From: Andres Freund <andres(at)2ndquadrant(dot)com>
To: Fabien COELHO <coelho(at)cri(dot)ensmp(dot)fr>
Cc: Josh Berkus <josh(at)agliodbs(dot)com>, PostgreSQL Developers <pgsql-hackers(at)postgresql(dot)org>
Subject: Re: postgresql latency & bgwriter not doing its job
Date: 2014-08-27 17:07:13
Message-ID: 20140827170713.GN21544@awork2.anarazel.de
Views: Raw Message | Whole Thread | Download mbox | Resend email
Thread:
Lists: pgsql-hackers

On 2014-08-27 19:00:12 +0200, Fabien COELHO wrote:
>
> >off:
> >
> >$ pgbench -p 5440 -h /tmp postgres -M prepared -c 16 -j16 -T 120 -R 180 -L 200
> >number of skipped transactions: 1345 (6.246 %)
> >
> >on:
> >
> >$ pgbench -p 5440 -h /tmp postgres -M prepared -c 16 -j16 -T 120 -R 180 -L 200
> >number of skipped transactions: 1 (0.005 %)
>
> >That machine is far from idle right now, so the noise is pretty high.
>
> What is the OS and FS? Could it be XFS?
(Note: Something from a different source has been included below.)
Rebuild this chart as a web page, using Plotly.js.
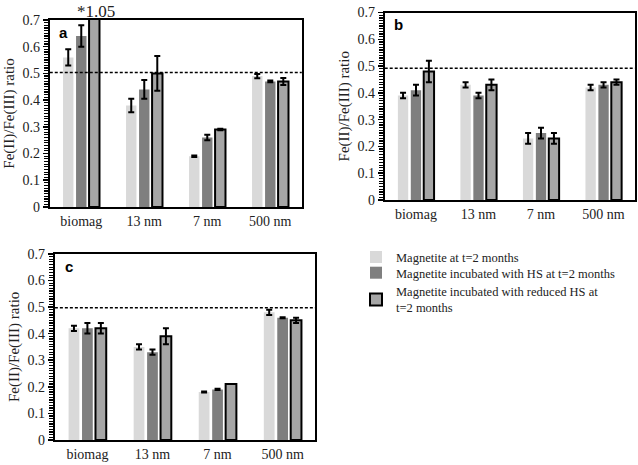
<!DOCTYPE html>
<html>
<head>
<meta charset="utf-8">
<script src="https://cdn.plot.ly/plotly-3.0.1.min.js"></script>
<style>
  body { margin: 0; background: #fff; }
  #plot { width: 638px; height: 465px; }
</style>
</head>
<body>
<div id="plot"></div>
<script>
// categories
var sizes = ['biomag', '13 nm', '7 nm', '500 nm'];

var seriesNames = [
    'Magnetite at t=2 months',
    'Magnetite incubated with HS at t=2 months',
    'Magnetite incubated with reduced HS at<br>t=2 months'
];

// panel a
var aPlain = [0.56, 0.38, 0.19, 0.49];
var aPlainErr = [0.03, 0.025, 0.003, 0.008];
var aHS = [0.64, 0.44, 0.26, 0.47];
var aHSErr = [0.04, 0.035, 0.01, 0.003];
var aRedHS = [1.05, 0.50, 0.29, 0.47];
var aRedHSErr = [0, 0.065, 0.003, 0.013];

// panel b
var bPlain = [0.39, 0.43, 0.23, 0.42];
var bPlainErr = [0.01, 0.01, 0.02, 0.01];
var bHS = [0.41, 0.39, 0.25, 0.43];
var bHSErr = [0.02, 0.01, 0.02, 0.01];
var bRedHS = [0.48, 0.43, 0.23, 0.44];
var bRedHSErr = [0.04, 0.02, 0.02, 0.01];

// panel c
var cPlain = [0.42, 0.35, 0.18, 0.48];
var cPlainErr = [0.01, 0.01, 0.002, 0.01];
var cHS = [0.42, 0.33, 0.19, 0.46];
var cHSErr = [0.02, 0.01, 0.002, 0.002];
var cRedHS = [0.42, 0.39, 0.21, 0.45];
var cRedHSErr = [0.02, 0.03, 0, 0.01];

// stoichiometric reference line per panel
var refLine = { a: 0.503, b: 0.492, c: 0.497 };

var serif = "'Liberation Serif', 'Times New Roman', serif";
var colLight = '#d9d9d9', colDark = '#7f7f7f', colMid = '#a6a6a6';
var legendIds = ['legend', 'legend2', 'legend3'];

function barTrace(y, err, idx, xa, ya, legend) {
    var colors = [colLight, colDark, colMid];
    return {
        type: 'bar', x: sizes, y: y, xaxis: xa, yaxis: ya,
        name: seriesNames[idx], showlegend: legend, legend: legendIds[idx],
        marker: {
            color: colors[idx],
            line: { color: '#000', width: idx == 2 ? 2 : 0 }
        },
        error_y: { type: 'data', array: err, visible: true, color: '#000', thickness: 2, width: 3 },
        hoverinfo: 'y'
    };
}

var data = [
    barTrace(aPlain, aPlainErr, 0, 'x', 'y', true),
    barTrace(aHS, aHSErr, 1, 'x', 'y', true),
    barTrace(aRedHS, aRedHSErr, 2, 'x', 'y', true),
    barTrace(bPlain, bPlainErr, 0, 'x2', 'y2', false),
    barTrace(bHS, bHSErr, 1, 'x2', 'y2', false),
    barTrace(bRedHS, bRedHSErr, 2, 'x2', 'y2', false),
    barTrace(cPlain, cPlainErr, 0, 'x3', 'y3', false),
    barTrace(cHS, cHSErr, 1, 'x3', 'y3', false),
    barTrace(cRedHS, cRedHSErr, 2, 'x3', 'y3', false)
];

function xAxis(dom, anchor) {
    return {
        domain: dom, anchor: anchor,
        showline: true, linecolor: '#000', linewidth: 2, mirror: true,
        ticks: '', showgrid: false,
        tickfont: { family: serif, size: 14, color: '#222' }
    };
}
function yAxis(dom, anchor) {
    return {
        domain: dom, anchor: anchor, range: [0, 0.7], autorange: false,
        dtick: 0.1, showgrid: false, zeroline: false,
        showline: true, linecolor: '#000', linewidth: 2, mirror: true,
        ticks: 'outside', ticklen: 5, tickcolor: '#000', tickwidth: 1.5,
        minor: { dtick: 0.01, ticks: 'outside', ticklen: 4, tickcolor: '#000', tickwidth: 1.2 },
        tickfont: { family: serif, size: 14, color: '#222' },
        title: { text: 'Fe(II)/Fe(III) ratio', font: { family: serif, size: 15, color: '#222' }, standoff: 4 }
    };
}

function dashLine(xref, yref, y) {
    return {
        type: 'line', xref: xref + ' domain', yref: yref,
        x0: 0, x1: 1, y0: y, y1: y,
        line: { color: '#000', width: 1.5, dash: '3px,2px' }
    };
}

function panelLabel(txt, xref, yref) {
    return {
        text: '<b>' + txt + '</b>', xref: xref + ' domain', yref: yref + ' domain',
        x: 0.03, y: 0.99, xanchor: 'left', yanchor: 'top', showarrow: false,
        font: { family: "'Liberation Sans', Arial, sans-serif", size: 15, color: '#000' }
    };
}

function legendBox(yTop) {
    return {
        x: 0.558, y: yTop, xanchor: 'left', yanchor: 'top',
        bgcolor: 'rgba(0,0,0,0)', itemwidth: 30,
        font: { family: serif, size: 12.5, color: '#222' }
    };
}

var layout = {
    width: 638, height: 465,
    margin: { l: 0, r: 0, t: 0, b: 0 },
    paper_bgcolor: '#fff', plot_bgcolor: '#fff',
    font: { family: serif, color: '#222' },
    barmode: 'group', bargap: 0.38, bargroupgap: 0.2,
    xaxis: xAxis([0.078, 0.473], 'y'),
    yaxis: yAxis([0.555, 0.957], 'x'),
    xaxis2: xAxis([0.603, 0.995], 'y2'),
    yaxis2: yAxis([0.570, 0.973], 'x2'),
    xaxis3: xAxis([0.086, 0.494], 'y3'),
    yaxis3: yAxis([0.054, 0.454], 'x3'),
    shapes: [
        dashLine('x', 'y', refLine.a),
        dashLine('x2', 'y2', refLine.b),
        dashLine('x3', 'y3', refLine.c)
    ],
    annotations: [
        panelLabel('a', 'x', 'y'),
        panelLabel('b', 'x2', 'y2'),
        panelLabel('c', 'x3', 'y3'),
        {
            text: '*' + aRedHS[0].toFixed(2), x: sizes[0], xref: 'x', y: 1, yref: 'y domain',
            xshift: 15, yanchor: 'bottom', yshift: -3, showarrow: false,
            font: { family: serif, size: 17, color: '#222' }
        }
    ],
    showlegend: true,
    legend: legendBox(0.479),
    legend2: legendBox(0.445),
    legend3: legendBox(0.405)
};

Plotly.newPlot('plot', data, layout, { displayModeBar: false, staticPlot: true });
</script>
</body>
</html>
That's linux v3.17-rc2 + ext4.

> >But rather nice initial results.
>
> Indeed, I can confirm:
>
> I did 5000s 25tps tests:
> - Off: 8002 transactions lost (6.3%)
> - On: 158 transactions "lost" (0.12%).
>
> Although it is still 13 times larger than the 12 (0.01%) lost with my every
> 0.2s CHECKPOINT hack, it is nevertheless much much better than before!
>
> The bad news, under pgbench unthrottled load, the tps is divided by 2 (300
> -> 150, could have been worse), *BUT* is also much smoother, the tps is not
> going to 0, but stay in 50-100 range before the next spike.
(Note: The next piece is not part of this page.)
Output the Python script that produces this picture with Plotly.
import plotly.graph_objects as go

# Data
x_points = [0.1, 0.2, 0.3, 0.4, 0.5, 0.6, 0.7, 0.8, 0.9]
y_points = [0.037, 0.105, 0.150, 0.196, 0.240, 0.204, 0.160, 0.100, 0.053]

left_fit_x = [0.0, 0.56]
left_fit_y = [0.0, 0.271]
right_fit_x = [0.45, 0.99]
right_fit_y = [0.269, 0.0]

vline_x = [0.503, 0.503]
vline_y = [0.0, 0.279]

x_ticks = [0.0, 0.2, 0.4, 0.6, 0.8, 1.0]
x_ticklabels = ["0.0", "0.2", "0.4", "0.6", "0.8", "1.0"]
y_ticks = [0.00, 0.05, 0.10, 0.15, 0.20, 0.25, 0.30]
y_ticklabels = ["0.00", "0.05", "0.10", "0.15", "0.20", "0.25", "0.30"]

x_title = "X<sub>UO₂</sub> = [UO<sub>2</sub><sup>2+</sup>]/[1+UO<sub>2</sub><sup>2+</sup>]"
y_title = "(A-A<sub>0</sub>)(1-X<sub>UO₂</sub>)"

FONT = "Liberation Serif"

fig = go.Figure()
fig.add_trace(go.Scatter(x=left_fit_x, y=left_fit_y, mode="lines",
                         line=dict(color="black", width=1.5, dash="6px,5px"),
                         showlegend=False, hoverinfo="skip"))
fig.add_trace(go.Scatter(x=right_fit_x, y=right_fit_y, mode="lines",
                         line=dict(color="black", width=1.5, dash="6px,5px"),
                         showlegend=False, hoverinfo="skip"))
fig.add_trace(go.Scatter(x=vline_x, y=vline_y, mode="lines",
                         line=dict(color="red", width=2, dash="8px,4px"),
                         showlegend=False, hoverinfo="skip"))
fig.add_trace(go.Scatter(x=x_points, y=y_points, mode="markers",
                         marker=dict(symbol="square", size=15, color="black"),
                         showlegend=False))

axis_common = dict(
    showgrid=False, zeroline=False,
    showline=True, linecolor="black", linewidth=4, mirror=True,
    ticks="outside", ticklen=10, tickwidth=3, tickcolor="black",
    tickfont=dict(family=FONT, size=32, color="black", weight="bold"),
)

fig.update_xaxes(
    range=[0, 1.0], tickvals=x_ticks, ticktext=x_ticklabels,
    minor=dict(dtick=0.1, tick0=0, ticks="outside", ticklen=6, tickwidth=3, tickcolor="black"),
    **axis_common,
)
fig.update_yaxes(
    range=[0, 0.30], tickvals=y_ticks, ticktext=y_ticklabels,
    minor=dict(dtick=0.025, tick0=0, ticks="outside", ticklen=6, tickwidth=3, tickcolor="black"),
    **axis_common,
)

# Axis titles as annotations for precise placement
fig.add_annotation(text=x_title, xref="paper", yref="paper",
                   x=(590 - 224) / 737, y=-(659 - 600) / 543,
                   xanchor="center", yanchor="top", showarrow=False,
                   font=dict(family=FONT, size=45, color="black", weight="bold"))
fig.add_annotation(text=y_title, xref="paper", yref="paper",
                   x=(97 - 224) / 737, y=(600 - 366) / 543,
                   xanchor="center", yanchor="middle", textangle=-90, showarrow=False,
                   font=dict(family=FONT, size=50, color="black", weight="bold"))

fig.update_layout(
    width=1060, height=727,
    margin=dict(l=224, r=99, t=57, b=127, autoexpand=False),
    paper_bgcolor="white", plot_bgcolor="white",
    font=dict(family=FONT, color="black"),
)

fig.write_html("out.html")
Yea, I'm not surprised. With a sensible (aka larger) checkpoint_timeout
the performance penalty isn't that big, but it's there. That's why I
think (as mentioned to Heikki nearby) it needs to be combined with
sorting during the checkpoint phase.

> I'm wondering about he order of operations. It seems to me that you sync
> just after giving back a buffer.

Yep. Was just a rather quick patch...

> Maybe it would be better to pipeline it,
> that is something like:
>
> round 0:
> send buffers 0
> sleep?
>
> round N:
> sync buffers N-1
> send buffers N
> sleep?
>
> final N sync:
> sync buffer N

Yes, I think we're going to need to leave a it more room for write
combining and such here. But I think it's going to better to issue
flushes for several buffers together - just not after each write(). To
be really beneficial it needs sorted output though.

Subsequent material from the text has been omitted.